In 1958, monks from the Benedictine Abbey of St. Wandrille, interested in Subud, contacted Bennett who, the following year, made the first of many visits which brought him into close contact with the Catholic Church. Pere Bescond was the first monk to be 'opened', followed by many others. It was at St. Wandrille that Bennett had a deep experience of the destined unification of Islam and Christianity. This possibility had haunted him for a long time and he had given it philosophical expression, through his concept of essential will, in The Dramatic Universe. Soon after, he entered the Catholic Church.
By 1960, Bennett had come to the conclusion that the practice of 'latihan' alone was inadequate, and he resumed the work that he had learned from Gurdjieff. By 1962, after devoting himself selflessly to its growth and expansion, Bennett left the Subud organization, feeling that a return to the Gurdjieff method was necessary.
Although he maintained to the end of his life that he had derived great benefit from Subud, it was now the turn of Subud members to be dismayed, and many turned against him.
Meanwhile the Institute had been largely given over to Subud to the extent, at one time, of instigating a move to forbid the sale of Gurdjieff's books at Coombe Springs. In spite of this, Bennett reinstated lecture courses on psychokinetics, an action that led to increasing conflict among the membership.
A battle of power ensued in 1962 that resulted in Subud acquiring its own organization and Bennett resigning from the Subud brotherhood and his role as leader of the Coombe Springs Community and Director of Research of the Institute.

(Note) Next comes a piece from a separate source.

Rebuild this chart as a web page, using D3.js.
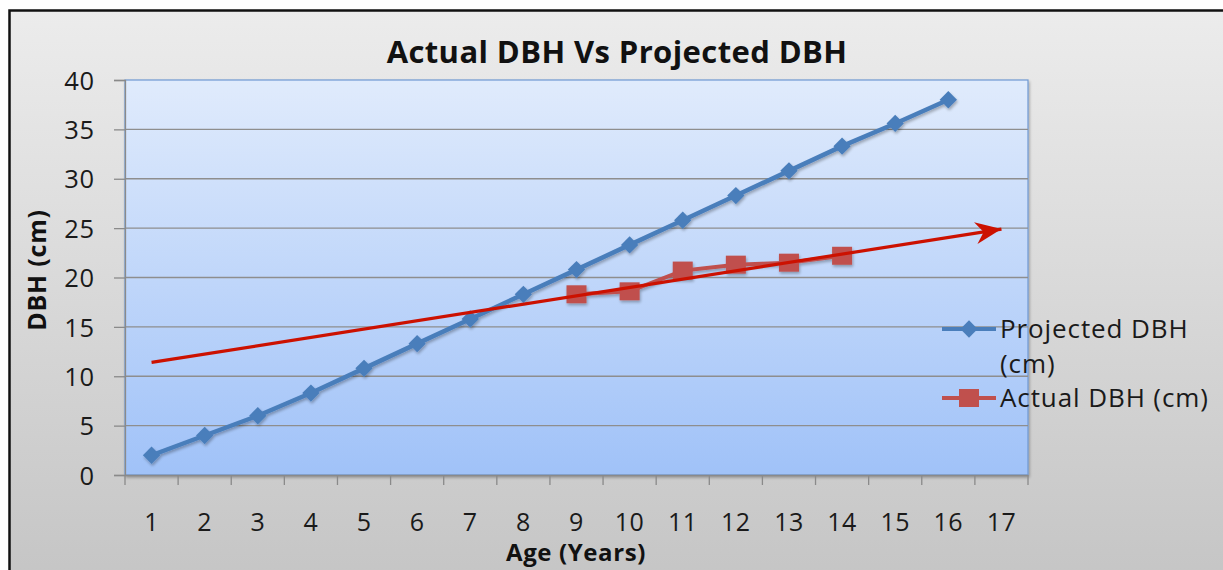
<!DOCTYPE html>
<html><head><meta charset="utf-8">
<script src="https://cdn.jsdelivr.net/npm/d3@7"></script>
<style>body{margin:0;background:#fff}svg{display:block}</style>
</head><body>
<svg id="c" width="1223" height="570"></svg>
<script>
const ages = [1,2,3,4,5,6,7,8,9,10,11,12,13,14,15,16,17];
const projectedDBH = [2.0,4.0,6.0,8.3,10.8,13.3,15.8,18.3,20.8,23.3,25.8,28.3,30.8,33.3,35.6,38.0];
const actualAges = [9,10,11,12,13,14];
const actualDBH = [18.3,18.6,20.7,21.3,21.5,22.2];
const trendAges = [1,17];
const trendDBH = [11.4,24.9];
const yTicks = [0,5,10,15,20,25,30,35,40];
const title = "Actual DBH Vs Projected DBH";
const xTitle = "Age (Years)";
const yTitle = "DBH (cm)";
const legendLabels = [["Projected DBH","(cm)"],["Actual DBH (cm)"]];

const svg = d3.select("#c");
const font = "'Open Sans', sans-serif";
const defs = svg.append("defs");
const bg = defs.append("linearGradient").attr("id","bg").attr("x1",0).attr("y1",0).attr("x2",0).attr("y2",1);
bg.append("stop").attr("offset","0%").attr("stop-color","#ececec");
bg.append("stop").attr("offset","100%").attr("stop-color","#c3c3c3");
const pg = defs.append("linearGradient").attr("id","pg").attr("x1",0).attr("y1",0).attr("x2",0).attr("y2",1);
pg.append("stop").attr("offset","0%").attr("stop-color","#e0ebfc");
pg.append("stop").attr("offset","100%").attr("stop-color","#a0c2f8");
const sh = defs.append("filter").attr("id","sh").attr("x","-10%").attr("y","-10%").attr("width","120%").attr("height","130%");
sh.append("feGaussianBlur").attr("in","SourceAlpha").attr("stdDeviation",1.5);
sh.append("feOffset").attr("dx",1).attr("dy",2).attr("result","b");
sh.append("feComponentTransfer").append("feFuncA").attr("type","linear").attr("slope",0.3);
const fm = sh.append("feMerge"); fm.append("feMergeNode"); fm.append("feMergeNode").attr("in","SourceGraphic");

svg.append("rect").attr("x",9.5).attr("y",10.5).attr("width",1240).attr("height",600)
  .attr("fill","url(#bg)").attr("stroke","#111").attr("stroke-width",2.5);

const L=125, R=1028, T=80, B=475;
const x = d3.scaleBand().domain(ages).range([L,R]);
const y = d3.scaleLinear().domain([0,40]).range([B,T]);
const cx = a => x(a)+x.bandwidth()/2;

svg.append("rect").attr("x",L).attr("y",T).attr("width",R-L).attr("height",B-T)
  .attr("fill","url(#pg)").attr("stroke","#6f98d2").attr("stroke-width",1.2).attr("filter","url(#sh)");

// gridlines
svg.append("g").selectAll("line").data(yTicks.filter(d=>d>0&&d<40)).join("line")
  .attr("x1",L).attr("x2",R).attr("y1",d=>y(d)).attr("y2",d=>y(d))
  .attr("stroke","#8e8e8e").attr("stroke-width",1.3);

// y axis
const ya = svg.append("g").attr("transform",`translate(${L},0)`)
  .call(d3.axisLeft(y).tickValues(yTicks).tickSize(11).tickPadding(19));
ya.select(".domain").attr("stroke","#8a8a8a").attr("stroke-width",1.3);
ya.selectAll(".tick line").attr("stroke","#8a8a8a").attr("stroke-width",1.3);
ya.selectAll("text").attr("font-family",font).attr("font-size",25.5).attr("letter-spacing",0.8).attr("fill","#1a1a1a").attr("dy","0.36em");

// x axis
const xa = svg.append("g").attr("transform",`translate(0,${B})`)
  .call(d3.axisBottom(x).tickSize(0).tickPadding(0));
xa.select(".domain").attr("stroke","#8a8a8a").attr("stroke-width",1.3);
xa.selectAll("text").attr("font-family",font).attr("font-size",25).attr("letter-spacing",0.5).attr("fill","#1a1a1a").attr("dy",null).attr("y",56);
svg.append("g").selectAll("line").data(ages.concat(["end"])).join("line")
  .attr("x1",d=>d==="end"?R:x(d)).attr("x2",d=>d==="end"?R:x(d))
  .attr("y1",B).attr("y2",B+10).attr("stroke","#8a8a8a").attr("stroke-width",1.3);

// projected series
const projPts = projectedDBH.map((v,i)=>[cx(ages[i]),y(v)]);
const gP = svg.append("g").attr("filter","url(#sh)");
gP.append("path").attr("d",d3.line()(projPts)).attr("fill","none").attr("stroke","#4a7ebb").attr("stroke-width",4.5);
gP.selectAll("path.m").data(projPts).join("path").attr("class","m")
  .attr("d",d3.symbol(d3.symbolSquare,150)).attr("transform",d=>`translate(${d[0]},${d[1]}) rotate(45)`)
  .attr("fill","#4a7ebb");

// actual series
const actPts = actualDBH.map((v,i)=>[cx(actualAges[i]),y(v)]);
const gA = svg.append("g").attr("filter","url(#sh)");
gA.append("path").attr("d",d3.line()(actPts)).attr("fill","none").attr("stroke","#c0504d").attr("stroke-width",4);
gA.selectAll("rect").data(actPts).join("rect")
  .attr("x",d=>d[0]-10).attr("y",d=>d[1]-9).attr("width",20).attr("height",18).attr("fill","#c0504d");

// trend arrow
const tp = trendDBH.map((v,i)=>[cx(trendAges[i]),y(v)]);
const gT = svg.append("g");
gT.append("path").attr("d",d3.line()(tp)).attr("fill","none").attr("stroke","#cc1100").attr("stroke-width",3.2);
const ang = Math.atan2(tp[1][1]-tp[0][1], tp[1][0]-tp[0][0])*180/Math.PI;
gT.append("path").attr("d","M0,0 L-26,-11 L-18,0 L-26,11 Z")
  .attr("transform",`translate(${tp[1][0]},${tp[1][1]}) rotate(${ang})`).attr("fill","#cc1100");

// titles
svg.append("text").attr("x",617).attr("y",63).attr("text-anchor","middle")
  .attr("font-family",font).attr("font-weight","bold").attr("font-size",31).attr("letter-spacing",0.4).attr("fill","#111").text(title);
svg.append("text").attr("x",576).attr("y",561).attr("text-anchor","middle")
  .attr("font-family",font).attr("font-weight","bold").attr("font-size",24).attr("letter-spacing",0.6).attr("fill","#111").text(xTitle);
svg.append("text").attr("transform","translate(46,270) rotate(-90)").attr("text-anchor","middle")
  .attr("font-family",font).attr("font-weight","bold").attr("font-size",25).attr("letter-spacing",0.8).attr("fill","#111").text(yTitle);

// legend
const lg = svg.append("g");
const ly = [329, 398];
const lcol = ["#4a7ebb","#c0504d"];
ly.forEach((yy,i)=>{
  lg.append("line").attr("x1",942).attr("x2",996).attr("y1",yy).attr("y2",yy).attr("stroke",lcol[i]).attr("stroke-width",4);
  if(i===0) lg.append("path").attr("d",d3.symbol(d3.symbolSquare,150)).attr("transform",`translate(969,${yy}) rotate(45)`).attr("fill",lcol[i]);
  else lg.append("rect").attr("x",959).attr("y",yy-9).attr("width",20).attr("height",18).attr("fill",lcol[i]);
  const t = lg.append("text").attr("x",1000).attr("y",yy+9).attr("font-family",font).attr("font-size",26).attr("letter-spacing",0.9).attr("fill","#1a1a1a");
  legendLabels[i].forEach((s,j)=>t.append("tspan").attr("x",1000).attr("dy",j?35:0).text(s));
});
</script>
</body></html>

From 1963, the pattern of exercises that were subsequently followed at Coombe Springs combined the latihan with different techniques such as the Gurdjieff movements. The meeting hall was completed with the fitting of a balcony for viewers and an external access through stairs for spectators. Lectures were held on topics ranging from Sufism to Synchronicity, and Bennett resumed work on the final volumes of his "personal whim", the epic 'The Dramatic Universe', which he had been working on for more than ten years, constantly writing, revising and re-writing.